Despite some ambiguity in this definition, there is essence in it. Without highlighting or prescribing gender stereotypes, it stresses upon the importance of equal opportunities for women, thereby adhering to the values of western feminism. Because of the nature of cultural practices, the hijab is problematic. If we apply Okin’s argument then the headscarf is a barrier for Muslim women to assimilate into western societies. In the interplay between culture and gender, there is a defined role for women legitimized by the customs and practices of the group. Okin emphasis that liberals neglect to recognise the on going gender discrimination within the private spheres of these cultural groups. She cites personal law as the foundation of religious or cultural groups. She examines the various practices of these groups, such as marriage, property rights, divorce and family. Since most cultures are patriarchal in nature, the state must refrain from giving rights to cultural groups to exercise injustices towards women.

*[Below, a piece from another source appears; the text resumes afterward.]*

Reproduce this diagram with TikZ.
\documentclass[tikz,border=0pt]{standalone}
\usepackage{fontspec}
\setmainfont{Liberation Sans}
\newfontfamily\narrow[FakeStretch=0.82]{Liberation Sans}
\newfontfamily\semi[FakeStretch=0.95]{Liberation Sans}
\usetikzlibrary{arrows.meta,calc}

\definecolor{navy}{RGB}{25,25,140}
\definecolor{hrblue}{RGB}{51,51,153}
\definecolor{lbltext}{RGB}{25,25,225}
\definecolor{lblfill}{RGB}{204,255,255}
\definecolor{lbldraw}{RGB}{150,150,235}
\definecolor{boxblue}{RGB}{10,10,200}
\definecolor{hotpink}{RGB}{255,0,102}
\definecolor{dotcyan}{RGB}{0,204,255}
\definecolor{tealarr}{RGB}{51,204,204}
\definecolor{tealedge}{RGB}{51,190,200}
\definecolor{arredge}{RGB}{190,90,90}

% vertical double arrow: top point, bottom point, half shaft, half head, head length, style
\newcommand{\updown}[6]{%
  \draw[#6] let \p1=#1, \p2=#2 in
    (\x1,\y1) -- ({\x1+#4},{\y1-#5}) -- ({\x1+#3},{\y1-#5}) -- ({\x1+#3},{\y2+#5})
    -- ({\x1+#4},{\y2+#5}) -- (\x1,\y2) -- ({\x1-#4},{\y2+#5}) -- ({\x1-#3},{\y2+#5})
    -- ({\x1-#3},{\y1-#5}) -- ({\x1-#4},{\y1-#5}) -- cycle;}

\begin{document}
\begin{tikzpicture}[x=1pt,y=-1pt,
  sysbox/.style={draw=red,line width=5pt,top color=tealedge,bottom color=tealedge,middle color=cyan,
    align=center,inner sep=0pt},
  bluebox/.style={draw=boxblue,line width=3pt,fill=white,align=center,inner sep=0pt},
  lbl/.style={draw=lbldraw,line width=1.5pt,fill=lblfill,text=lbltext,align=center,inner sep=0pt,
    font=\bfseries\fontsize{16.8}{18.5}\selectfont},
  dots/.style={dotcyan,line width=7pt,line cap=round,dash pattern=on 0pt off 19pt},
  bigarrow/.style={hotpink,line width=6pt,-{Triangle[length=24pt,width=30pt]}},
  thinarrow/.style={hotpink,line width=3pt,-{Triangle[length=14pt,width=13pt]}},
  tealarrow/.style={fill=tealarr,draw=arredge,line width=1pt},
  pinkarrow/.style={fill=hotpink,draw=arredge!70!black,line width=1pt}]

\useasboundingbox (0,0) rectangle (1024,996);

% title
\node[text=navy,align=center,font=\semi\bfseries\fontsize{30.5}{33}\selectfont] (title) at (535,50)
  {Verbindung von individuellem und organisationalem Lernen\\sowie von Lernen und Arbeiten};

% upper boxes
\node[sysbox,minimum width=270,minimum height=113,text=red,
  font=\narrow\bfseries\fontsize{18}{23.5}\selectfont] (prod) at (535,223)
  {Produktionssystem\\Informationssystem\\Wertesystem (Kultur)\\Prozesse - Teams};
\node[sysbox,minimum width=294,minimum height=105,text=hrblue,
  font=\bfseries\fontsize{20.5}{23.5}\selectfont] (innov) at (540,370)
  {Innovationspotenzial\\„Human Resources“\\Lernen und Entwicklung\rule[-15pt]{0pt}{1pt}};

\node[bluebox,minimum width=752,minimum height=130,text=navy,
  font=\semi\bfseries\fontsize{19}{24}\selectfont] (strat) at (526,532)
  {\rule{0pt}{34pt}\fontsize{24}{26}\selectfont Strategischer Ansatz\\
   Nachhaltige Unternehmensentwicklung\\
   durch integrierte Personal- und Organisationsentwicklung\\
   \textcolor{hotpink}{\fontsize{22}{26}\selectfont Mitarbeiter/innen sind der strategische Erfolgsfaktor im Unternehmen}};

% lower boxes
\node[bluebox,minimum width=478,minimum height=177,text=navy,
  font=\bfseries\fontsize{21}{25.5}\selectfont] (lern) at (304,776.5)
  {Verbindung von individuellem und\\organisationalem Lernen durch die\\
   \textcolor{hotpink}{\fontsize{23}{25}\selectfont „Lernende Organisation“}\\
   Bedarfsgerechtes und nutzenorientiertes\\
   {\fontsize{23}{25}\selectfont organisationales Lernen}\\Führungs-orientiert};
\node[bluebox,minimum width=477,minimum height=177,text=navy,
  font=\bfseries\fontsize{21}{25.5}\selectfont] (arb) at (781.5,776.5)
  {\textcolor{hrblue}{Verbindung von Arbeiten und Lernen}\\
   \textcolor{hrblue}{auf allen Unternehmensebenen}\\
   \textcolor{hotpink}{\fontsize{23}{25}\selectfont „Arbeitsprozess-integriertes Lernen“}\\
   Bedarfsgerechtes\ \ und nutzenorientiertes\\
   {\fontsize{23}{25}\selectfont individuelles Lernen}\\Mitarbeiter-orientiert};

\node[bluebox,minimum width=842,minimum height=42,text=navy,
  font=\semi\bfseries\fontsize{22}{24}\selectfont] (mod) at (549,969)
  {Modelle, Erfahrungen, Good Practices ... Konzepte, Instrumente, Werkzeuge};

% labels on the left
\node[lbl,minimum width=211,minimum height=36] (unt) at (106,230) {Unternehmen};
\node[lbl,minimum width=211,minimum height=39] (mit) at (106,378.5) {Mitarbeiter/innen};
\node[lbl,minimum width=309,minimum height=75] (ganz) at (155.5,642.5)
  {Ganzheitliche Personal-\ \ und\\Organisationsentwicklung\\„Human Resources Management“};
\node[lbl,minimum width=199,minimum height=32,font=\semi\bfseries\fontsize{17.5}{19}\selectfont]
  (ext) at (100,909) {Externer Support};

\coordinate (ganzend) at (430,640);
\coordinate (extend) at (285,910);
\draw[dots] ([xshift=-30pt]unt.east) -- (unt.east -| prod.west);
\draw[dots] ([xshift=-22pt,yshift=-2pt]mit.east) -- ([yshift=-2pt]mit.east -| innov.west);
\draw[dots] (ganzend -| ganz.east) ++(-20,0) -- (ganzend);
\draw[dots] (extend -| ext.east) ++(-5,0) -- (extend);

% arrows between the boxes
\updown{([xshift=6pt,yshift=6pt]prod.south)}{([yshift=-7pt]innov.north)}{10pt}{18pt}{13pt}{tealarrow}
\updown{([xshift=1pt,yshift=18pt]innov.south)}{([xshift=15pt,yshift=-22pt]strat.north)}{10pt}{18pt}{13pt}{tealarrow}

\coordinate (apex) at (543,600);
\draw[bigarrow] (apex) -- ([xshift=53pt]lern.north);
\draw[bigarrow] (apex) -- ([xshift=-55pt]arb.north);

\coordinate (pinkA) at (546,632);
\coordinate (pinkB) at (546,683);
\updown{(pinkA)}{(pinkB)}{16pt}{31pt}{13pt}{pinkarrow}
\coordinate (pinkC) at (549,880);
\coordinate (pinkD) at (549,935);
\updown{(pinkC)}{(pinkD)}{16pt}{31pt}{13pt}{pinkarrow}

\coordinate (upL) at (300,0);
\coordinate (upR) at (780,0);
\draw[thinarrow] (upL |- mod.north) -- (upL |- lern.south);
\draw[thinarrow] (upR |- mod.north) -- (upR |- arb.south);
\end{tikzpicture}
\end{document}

At the other end of the spectrum, Will Kymlicka focuses on the individual in a group — claiming that their identity is an extension of the cultural group. Without certain rights, these individuals will feel alienated in a society which otherwise claims to be liberal. In the case of the hijab, many Muslim women have accepted the headscarf as their identity. Due to the ban imposed in many countries they have been forced to remove the hijab at work or be fired. Some have chosen to leave work whilst some have chosen to leave the scarf.
In a paper titled “Liberalism and the Right to Culture”, authors Avishai Margalit and Moshe Halbertal identify a serious problem in this debate. Confined to the state of Israel, it cites two cultural groups: the Ultra Orthodox and the Arab Community. The authors write,
“The two groups we have presented constitute a challenge to Israel’s aspiration to be a liberal society: the Arab community mainly because it is not included in Israel’s civil religion; the Ultra- Orthodox community mainly because it is a society with an illiberal culture within a society that aspires to be liberal. Moreover, the Ultra Orthodox community is also alienated from Israel’s civil religion, while the Arab community in Israel is also a traditional society which in many important respects cannot be described as having a liberal culture.”

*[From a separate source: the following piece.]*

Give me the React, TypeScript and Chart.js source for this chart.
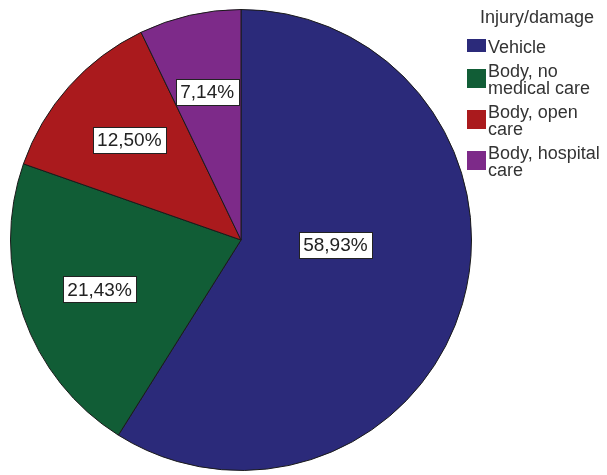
import React, { useEffect, useRef } from "react";
import { Chart, registerables } from "chart.js";

Chart.register(...registerables);

const legendTitle = "Injury/damage";
const categories: string[][] = [
  ["Vehicle"],
  ["Body, no", "medical care"],
  ["Body, open", "care"],
  ["Body, hospital", "care"],
];
const percentages = [58.93, 21.43, 12.5, 7.14];
const colors = ["#2b2a7a", "#115d36", "#aa1a1d", "#7d2a89"];
// label placement: fraction of radius, angle shift in degrees
const labelRadius = [0.41, 0.65, 0.65, 0.66];
const labelAngleShift = [-13, 0, 0, 0];

const FONT = '"Liberation Sans", Arial, sans-serif';

const labelPlugin = {
  id: "sliceLabels",
  afterDatasetsDraw(chart: any) {
    const ctx = chart.ctx;
    const meta = chart.getDatasetMeta(0);
    ctx.save();
    ctx.font = `19px ${FONT}`;
    ctx.textAlign = "center";
    ctx.textBaseline = "middle";
    meta.data.forEach((arc: any, i: number) => {
      const p = arc.getProps(["x", "y", "startAngle", "endAngle", "outerRadius"], true);
      const mid = (p.startAngle + p.endAngle) / 2 + (labelAngleShift[i] * Math.PI) / 180;
      const r = p.outerRadius * labelRadius[i];
      const x = p.x + Math.cos(mid) * r;
      const y = p.y + Math.sin(mid) * r;
      const text = percentages[i].toFixed(2).replace(".", ",") + "%";
      const w = ctx.measureText(text).width + 9;
      const h = 26;
      ctx.fillStyle = "#ffffff";
      ctx.fillRect(Math.round(x - w / 2) + 0.5, Math.round(y - h / 2) + 0.5, Math.round(w), h);
      ctx.strokeStyle = "#222";
      ctx.lineWidth = 1;
      ctx.strokeRect(Math.round(x - w / 2) + 0.5, Math.round(y - h / 2) + 0.5, Math.round(w), h);
      ctx.fillStyle = "#222";
      ctx.fillText(text, x, y + 1);
    });
    ctx.restore();
  },
};

const legendPlugin = {
  id: "customLegend",
  afterDraw(chart: any) {
    const ctx = chart.ctx;
    ctx.save();
    ctx.font = `18px ${FONT}`;
    ctx.textBaseline = "middle";
    ctx.textAlign = "left";
    ctx.fillStyle = "#333";
    const ca = chart.chartArea;
    const left = ca.right - 5;
    ctx.fillText(legendTitle, left + 13, 18);
    const lineH = 17;
    const gap = 7;
    let y = 48;
    const labels = chart.data.labels as string[][];
    labels.forEach((lines, i) => {
      const blockCenter = y + ((lines.length - 1) * lineH) / 2;
      const bh = lines.length > 1 ? 19 : 13;
      ctx.fillStyle = colors[i];
      ctx.fillRect(left, Math.round(blockCenter - 2.5 - bh / 2), 19, bh);
      ctx.fillStyle = "#333";
      lines.forEach((ln, k) => {
        ctx.fillText(ln, left + 21, y + k * lineH);
      });
      y += lines.length * lineH + gap;
    });
    ctx.restore();
  },
};

export default function App() {
  const ref = useRef<HTMLCanvasElement | null>(null);
  useEffect(() => {
    if (!ref.current) return;
    const chart = new Chart(ref.current, {
      type: "pie",
      data: {
        labels: categories as any,
        datasets: [
          {
            data: percentages,
            backgroundColor: colors,
            borderColor: "#1a1a1a",
            borderWidth: 1,
          },
        ],
      },
      options: {
        responsive: false,
        animation: false,
        events: [],
        layout: { padding: { left: 10, top: 9, right: 135, bottom: 4 } },
        plugins: {
          legend: { display: false },
          tooltip: { enabled: false },
          title: { display: false },
        },
      },
      plugins: [labelPlugin, legendPlugin],
    });
    return () => chart.destroy();
  }, []);
  return (
    <div style={{ position: "absolute", left: 0, top: 0, width: 607, height: 475, background: "#fff" }}>
      <canvas ref={ref} width={607} height={475} style={{ width: 607, height: 475 }} />
    </div>
  );
}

Here, the authors distinguish between culture and the right to culture, the former is defined as an all encompassing way of life which includes every aspect of daily routine – from customs and dress code to cooking, festivals and ceremonies. This culture in turn influences an individual’s thought. Culture also seeps into the personal sphere – in the institution of marriage and other important relationships. Here we can identify the hijab as being a norm for Muslim women in the cultural context, and those women who claim to wilfully cover their hair are influenced by culture.
While the authors clarify that every individual has the right to culture, they also specify that culture is an attribute of a group. To what extent can these groups exercise their right to culture within a liberal society? What if these groups have illiberal customs and practices? The authors describe three distinct questions when it comes to the right to culture.
1) What is the content of the right?
2) Who has the capacity for this right?
3) What is the justification for this right?
In this context, does the hijab symbolize a right to culture? Okin would argue that the hijab symbolises oppression of Muslim women. However, the right to culture would not take into account the nature of the practice. In a nutshell, despite the claims of many theologians and liberals that the practice of covering ones head is an illiberal one, the state must protect the rights of Muslim women to wear it.